Using a similar process as Project 3 and the RectBivariateSpline function, I used the homography matrix from the previous to set up an inverse warp from the original image to the warped image. One caveat is the new bounding box post-warp. This was harder to determine as previously we had an exact triangle to triangle mapping. To determine the bounding box, I warped the corners of the original image and calculated the max range for rows and columns, making sure to translate the image when populating index values as some were negative and the polygon would ignore negative values. These values were eventually translated back when plugging into the inverse warp function. The results of the warp are below.

Image Rectification

For this portion of the project, I used the warp function from the previous part to test my homographies. I took a picture of a poster and playing card at off angles and used the warp function to create a top-down view of the objects. This was done by selecting points on the corners of the poster and playing card and mapping these points to a flat plane with corners that mimicked their rectangular dimensions. The results are below.

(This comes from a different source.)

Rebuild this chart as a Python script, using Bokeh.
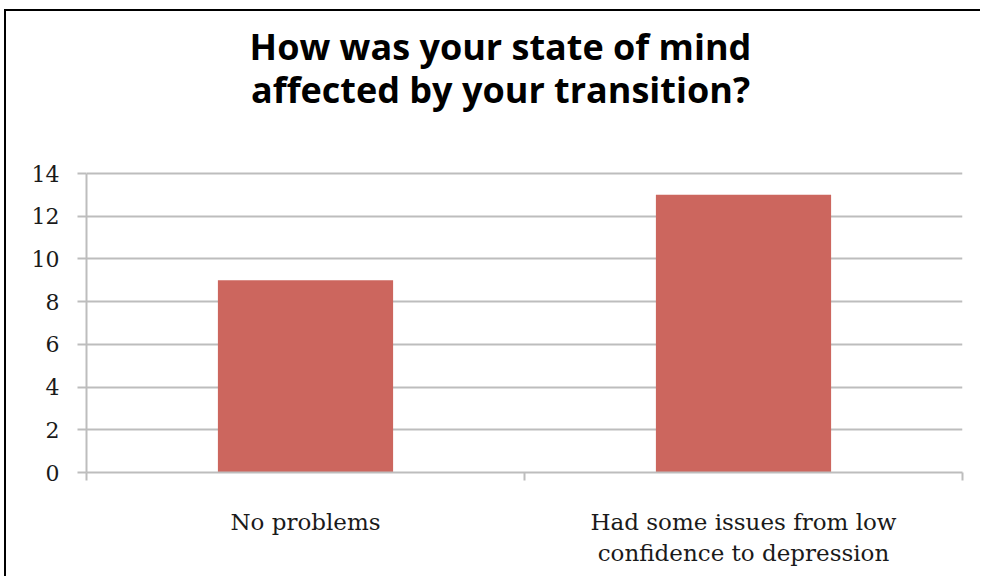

Note: The card itself was blurred in the upper right corner due to focusing and is thus reflected in the top-down image. As the blur is exaggerated due to a lack of information in that area.

Blend the images into a mosaic

To blend the images, I shifted the second image such that the selected feature points were in the same location. To do this, a new image array was created to accomodate the increase in image size due to the shift. I then created an alpha layer using the warped polygon and the secondary image. The warped-polygon-only pixels were set to pixel value 1 while the second image-only pixels were set to 0. The overlapping area is set to 0.5. This layer is then multiplied by the warped image and 1-alpha * second image. This effectively averages the overlapping area and creates a stitched image. Notice that since laplacian stacks were not used, the blending and seams are noticeable. One thing that I noticed was that shrubbery and trees were noticeably harder to align as feature points generaly ignored that area (hard to consistently label those locations). The results of 3 stitching scenes are displayed below.

Overall, the most interesting I learned from is once again the importance of feature selection. The points that were chosen ultimately aligned the objects they were outlining (i.e. buildings, cars, poles). However, objects that were more difficult to align such as trees and shrubbery (which may also have moved due to wind conditions) ultimately remained blurry and unfocused.